_Task instructions_.
Repeat every record below exactly, leaving out the pictures.

_Task input_.
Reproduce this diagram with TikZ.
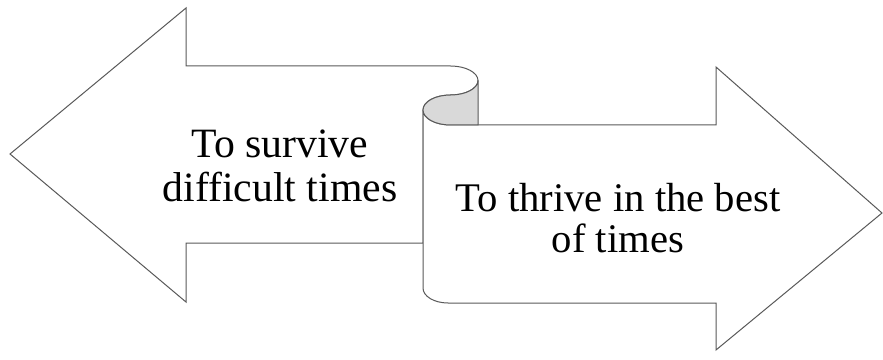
\documentclass[tikz,border=0pt]{standalone}
\usepackage{fontspec}
\setmainfont{Liberation Serif}
\usetikzlibrary{positioning}

\begin{document}
\begin{tikzpicture}[
        x=0.75pt, y=-0.75pt,
        line join=miter,
        outline/.style={draw=black!65, line width=0.75pt},
        every node/.style={align=center, inner sep=0pt}
    ]
    \useasboundingbox (0,0) rectangle (883,360);
    % left arrow, its top edge rolls over into the scroll
    \filldraw[outline, fill=white] (10,154) -- (186,8) -- (186,66) -- (450.5,66)
        .. controls (465.7,66) and (478,72.5) .. (478,80.5)
        .. controls (478,88.5) and (465.7,95) .. (450.5,95)
        .. controls (435.3,95) and (423,101.7) .. (423,110)
        -- (423,243) -- (186,243) -- (186,302) -- cycle;
    % right arrow
    \filldraw[outline, fill=white] (423,110)
        .. controls (423,118.3) and (435.3,125) .. (450.5,125)
        -- (716,125) -- (716,67) -- (882,213) -- (716,350) -- (716,303) -- (448,303)
        .. controls (434.2,303) and (423,296.3) .. (423,288) -- cycle;
    % underside of the roll
    \filldraw[outline, fill=black!15] (478,80.5)
        .. controls (478,88.5) and (465.7,95) .. (450.5,95)
        .. controls (435.3,95) and (423,101.7) .. (423,110)
        .. controls (423,118.3) and (435.3,125) .. (450.5,125)
        -- (478,125) -- cycle;
    \node[font=\fontsize{31.3}{33}\selectfont] (survive) at (280,166) {To survive\\difficult times};
    \node[font=\fontsize{30.5}{30.75}\selectfont] (thrive) at (618,218.5) {To thrive in the best\\of times};
\end{tikzpicture}
\end{document}
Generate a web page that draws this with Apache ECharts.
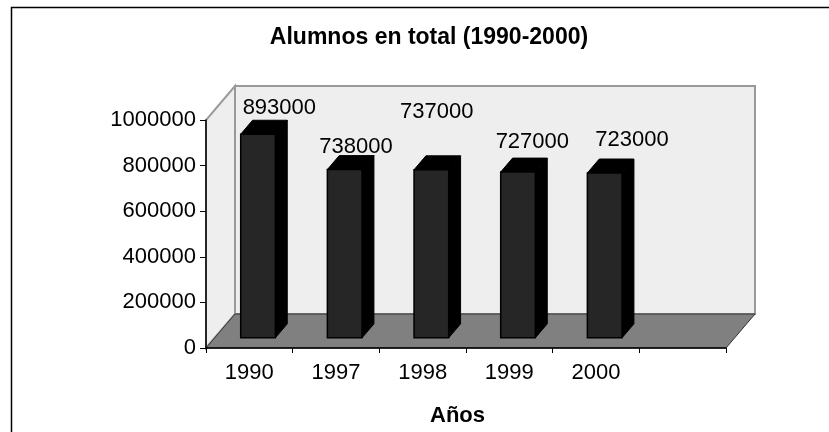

_Final result_.
Reproduce this diagram with TikZ.
\documentclass[tikz,border=0pt]{standalone}
\usepackage{fontspec}
\setmainfont{Liberation Serif}
\usetikzlibrary{positioning}

\begin{document}
\begin{tikzpicture}[
        x=0.75pt, y=-0.75pt,
        line join=miter,
        outline/.style={draw=black!65, line width=0.75pt},
        every node/.style={align=center, inner sep=0pt}
    ]
    \useasboundingbox (0,0) rectangle (883,360);
    % left arrow, its top edge rolls over into the scroll
    \filldraw[outline, fill=white] (10,154) -- (186,8) -- (186,66) -- (450.5,66)
        .. controls (465.7,66) and (478,72.5) .. (478,80.5)
        .. controls (478,88.5) and (465.7,95) .. (450.5,95)
        .. controls (435.3,95) and (423,101.7) .. (423,110)
        -- (423,243) -- (186,243) -- (186,302) -- cycle;
    % right arrow
    \filldraw[outline, fill=white] (423,110)
        .. controls (423,118.3) and (435.3,125) .. (450.5,125)
        -- (716,125) -- (716,67) -- (882,213) -- (716,350) -- (716,303) -- (448,303)
        .. controls (434.2,303) and (423,296.3) .. (423,288) -- cycle;
    % underside of the roll
    \filldraw[outline, fill=black!15] (478,80.5)
        .. controls (478,88.5) and (465.7,95) .. (450.5,95)
        .. controls (435.3,95) and (423,101.7) .. (423,110)
        .. controls (423,118.3) and (435.3,125) .. (450.5,125)
        -- (478,125) -- cycle;
    \node[font=\fontsize{31.3}{33}\selectfont] (survive) at (280,166) {To survive\\difficult times};
    \node[font=\fontsize{30.5}{30.75}\selectfont] (thrive) at (618,218.5) {To thrive in the best\\of times};
\end{tikzpicture}
\end{document}
Generate a web page that draws this with Apache ECharts.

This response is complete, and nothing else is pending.